**Data shown**
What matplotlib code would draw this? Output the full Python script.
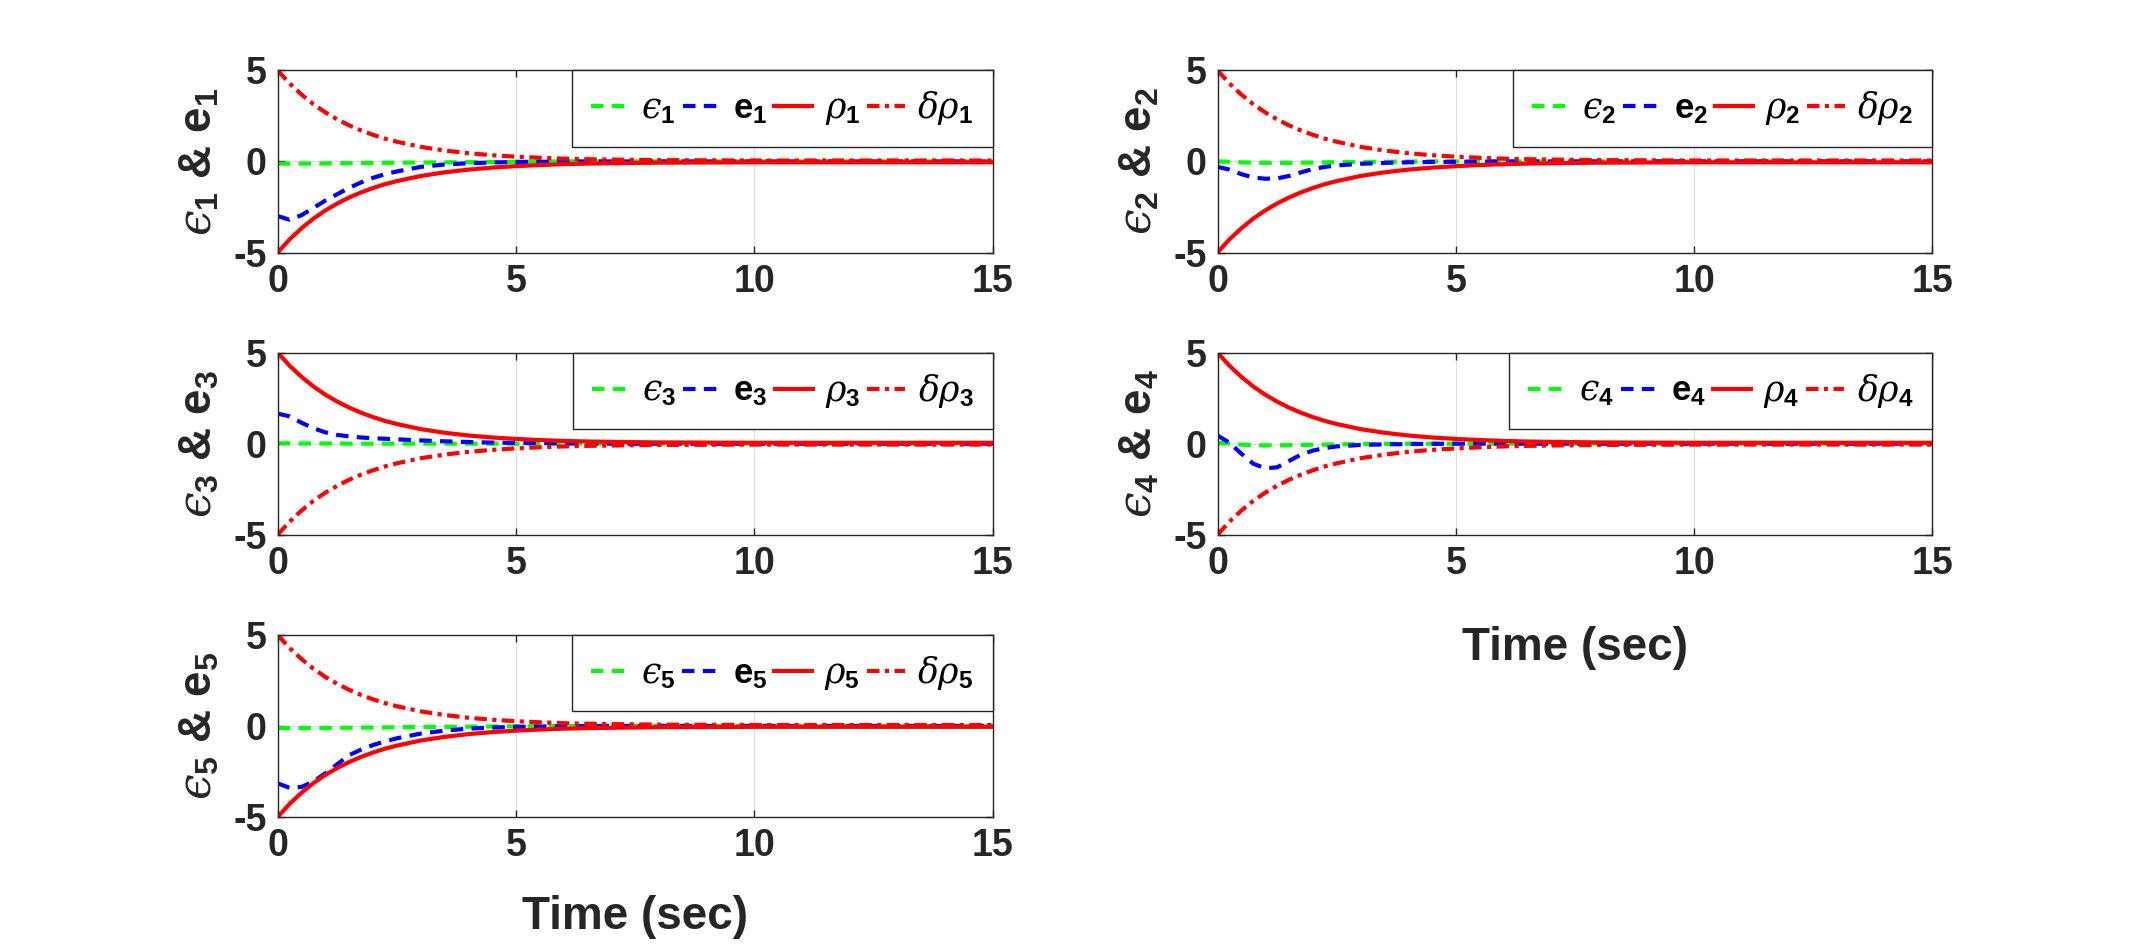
import matplotlib
matplotlib.use("Agg")
import matplotlib.pyplot as plt

# -------------------------------
# Data
# -------------------------------
t = [0, 0.25, 0.5, 0.75, 1.0, 1.25, 1.5, 1.75, 2.0, 2.25, 2.5, 3.0, 3.5, 4.0,
     4.5, 5.0, 5.5, 6.0, 6.5, 7.0, 8.0, 9.0, 10.0, 11.0, 12.0, 13.5, 15.0]

# prescribed performance magnitude (same for every agent)
rho = [5.00, 4.28, 3.67, 3.14, 2.69, 2.31, 1.98, 1.70, 1.46, 1.25, 1.08, 0.80,
       0.60, 0.45, 0.34, 0.26, 0.20, 0.15, 0.12, 0.10, 0.07, 0.06, 0.05, 0.05,
       0.05, 0.05, 0.05]
# sign of rho_i (delta*rho_i has the opposite sign)
rho_sign = [-1, -1, 1, 1, -1]

eps1 = [-0.12, -0.12, -0.12, -0.11, -0.11, -0.10, -0.10, -0.09, -0.09, -0.08,
        -0.07, -0.06, -0.05, -0.04, -0.03, -0.02, -0.01, 0, 0, 0, 0, 0, 0, 0, 0, 0, 0]
eps2 = [0.0, -0.02, -0.05, -0.07, -0.08, -0.08, -0.08, -0.07, -0.06, -0.05,
        -0.04, -0.03, -0.02, -0.01, 0, 0, 0, 0, 0, 0, 0, 0, 0, 0, 0, 0, 0]
eps3 = [0.02, 0.02, 0.01, 0.01, 0.01, 0.01, 0, 0, 0, 0, 0, 0, 0, 0,
        0, 0, 0, 0, 0, 0, 0, 0, 0, 0, 0, 0, 0]
eps4 = [0.05, 0.0, -0.05, -0.08, -0.09, -0.09, -0.08, -0.07, -0.06, -0.05,
        -0.04, -0.02, -0.01, 0, 0, 0, 0, 0, 0, 0, 0, 0, 0, 0, 0, 0, 0]
eps5 = [-0.12, -0.12, -0.12, -0.11, -0.11, -0.10, -0.10, -0.09, -0.09, -0.08,
        -0.07, -0.06, -0.05, -0.04, -0.03, -0.02, -0.01, 0, 0, 0, 0, 0, 0, 0, 0, 0, 0]

e1 = [-3.0, -3.2, -2.95, -2.55, -2.15, -1.8, -1.45, -1.15, -0.9, -0.7, -0.55,
      -0.3, -0.17, -0.1, -0.06, -0.03, -0.02, -0.01, 0, 0, 0, 0, 0, 0, 0, 0, 0]
e2 = [-0.3, -0.45, -0.7, -0.88, -0.95, -0.93, -0.8, -0.6, -0.42, -0.3, -0.22,
      -0.13, -0.08, -0.05, -0.03, -0.02, -0.01, 0, 0, 0, 0, 0, 0, 0, 0, 0, 0]
e3 = [1.65, 1.5, 1.15, 0.85, 0.62, 0.48, 0.4, 0.34, 0.3, 0.27, 0.24, 0.18,
      0.13, 0.09, 0.06, 0.04, 0.03, 0.02, 0.01, 0, 0, 0, 0, 0, 0, 0, 0]
e4 = [0.45, 0.05, -0.55, -1.1, -1.35, -1.3, -0.95, -0.6, -0.38, -0.24, -0.15,
      -0.07, -0.04, -0.02, -0.01, 0, 0, 0, 0, 0, 0, 0, 0, 0, 0, 0, 0]
e5 = [-3.15, -3.4, -3.35, -3.05, -2.6, -2.1, -1.6, -1.3, -1.05, -0.85, -0.68,
      -0.42, -0.26, -0.15, -0.09, -0.05, -0.03, -0.02, -0.01, 0, 0, 0, 0, 0, 0, 0, 0]

eps_all = [eps1, eps2, eps3, eps4, eps5]
e_all = [e1, e2, e3, e4, e5]

x_ticks = [0, 5, 10, 15]
y_ticks = [-5, 0, 5]

# -------------------------------
# Style
# -------------------------------
plt.rcParams["font.family"] = ["Liberation Sans", "DejaVu Sans"]
plt.rcParams["font.weight"] = "bold"
plt.rcParams["axes.unicode_minus"] = False
plt.rcParams["mathtext.fontset"] = "custom"
plt.rcParams["mathtext.rm"] = "Liberation Sans:bold"
plt.rcParams["mathtext.bf"] = "Liberation Sans:bold"
plt.rcParams["mathtext.it"] = "DejaVu Serif:style=italic:weight=normal"

dark = "#262626"

fig = plt.figure(figsize=(21.36, 9.44), dpi=100)

left_cols = [0.13, 0.570]
bottoms = [0.7325, 0.4335, 0.1345]
w, h = 0.3347, 0.193
# subplot index -> (row, col)
layout = [(0, 0), (0, 1), (1, 0), (1, 1), (2, 0)]

for i, (r, c) in enumerate(layout):
    n = i + 1
    ax = fig.add_axes([left_cols[c], bottoms[r], w, h])
    s = rho_sign[i]
    rho_i = [s * v for v in rho]
    drho_i = [-s * v for v in rho]

    ax.plot(t, eps_all[i], color=(0, 1, 0), lw=3, linestyle=(0, (3, 2)),
            label="$\u03f5_%d$" % n)
    ax.plot(t, e_all[i], color=(0, 0, 1), lw=3, linestyle=(0, (3, 2)),
            label=r"$\mathbf{e}_%d$" % n)
    ax.plot(t, rho_i, color=(1, 0, 0), lw=3, linestyle="-",
            label=r"$\rho_%d$" % n)
    ax.plot(t, drho_i, color=(1, 0, 0), lw=3, linestyle=(0, (3, 1.3, 1, 1.3)),
            label=r"$\delta\rho_%d$" % n)

    ax.set_xlim(0, 15)
    ax.set_ylim(-5, 5)
    ax.set_xticks(x_ticks)
    ax.set_yticks(y_ticks)
    ax.grid(True, color="#dedede", lw=0.8)
    ax.set_axisbelow(True)
    ax.tick_params(direction="in", length=5, width=1, top=True, right=True,
                   colors=dark, labelsize=27, pad=8)
    for lab in ax.get_xticklabels() + ax.get_yticklabels():
        lab.set_fontweight("bold")
    for sp in ax.spines.values():
        sp.set_color(dark)
        sp.set_linewidth(1)

    ax.set_ylabel("$\u03f5_%d$ & $\\mathbf{e}_%d$" % (n, n), fontsize=33,
                  fontweight="bold", color=dark, labelpad=8)
    if (r, c) == (2, 0):
        ax.set_xlabel("Time (sec)", fontsize=33, fontweight="bold",
                      color=dark, labelpad=22)
    if (r, c) == (1, 1):
        ax.set_xlabel("Time (sec)", fontsize=33, fontweight="bold",
                      color=dark, labelpad=32)

    leg = ax.legend(loc="upper right", ncol=4, fontsize=25, handlelength=1.1,
                    handletextpad=0.35, columnspacing=0.2, borderaxespad=0,
                    fancybox=False, framealpha=1, edgecolor=dark, borderpad=0.55)
    leg.get_frame().set_linewidth(1)

fig.savefig("out.png", dpi=100)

**Task directions**
Each line from the top of the material through the line containing "rho_sign = [-1, -1, 1, 1, -1]" should be reproduced exactly; please drop any images.

**Problem solution**
What matplotlib code would draw this? Output the full Python script.
import matplotlib
matplotlib.use("Agg")
import matplotlib.pyplot as plt

# -------------------------------
# Data
# -------------------------------
t = [0, 0.25, 0.5, 0.75, 1.0, 1.25, 1.5, 1.75, 2.0, 2.25, 2.5, 3.0, 3.5, 4.0,
     4.5, 5.0, 5.5, 6.0, 6.5, 7.0, 8.0, 9.0, 10.0, 11.0, 12.0, 13.5, 15.0]

# prescribed performance magnitude (same for every agent)
rho = [5.00, 4.28, 3.67, 3.14, 2.69, 2.31, 1.98, 1.70, 1.46, 1.25, 1.08, 0.80,
       0.60, 0.45, 0.34, 0.26, 0.20, 0.15, 0.12, 0.10, 0.07, 0.06, 0.05, 0.05,
       0.05, 0.05, 0.05]
# sign of rho_i (delta*rho_i has the opposite sign)
rho_sign = [-1, -1, 1, 1, -1]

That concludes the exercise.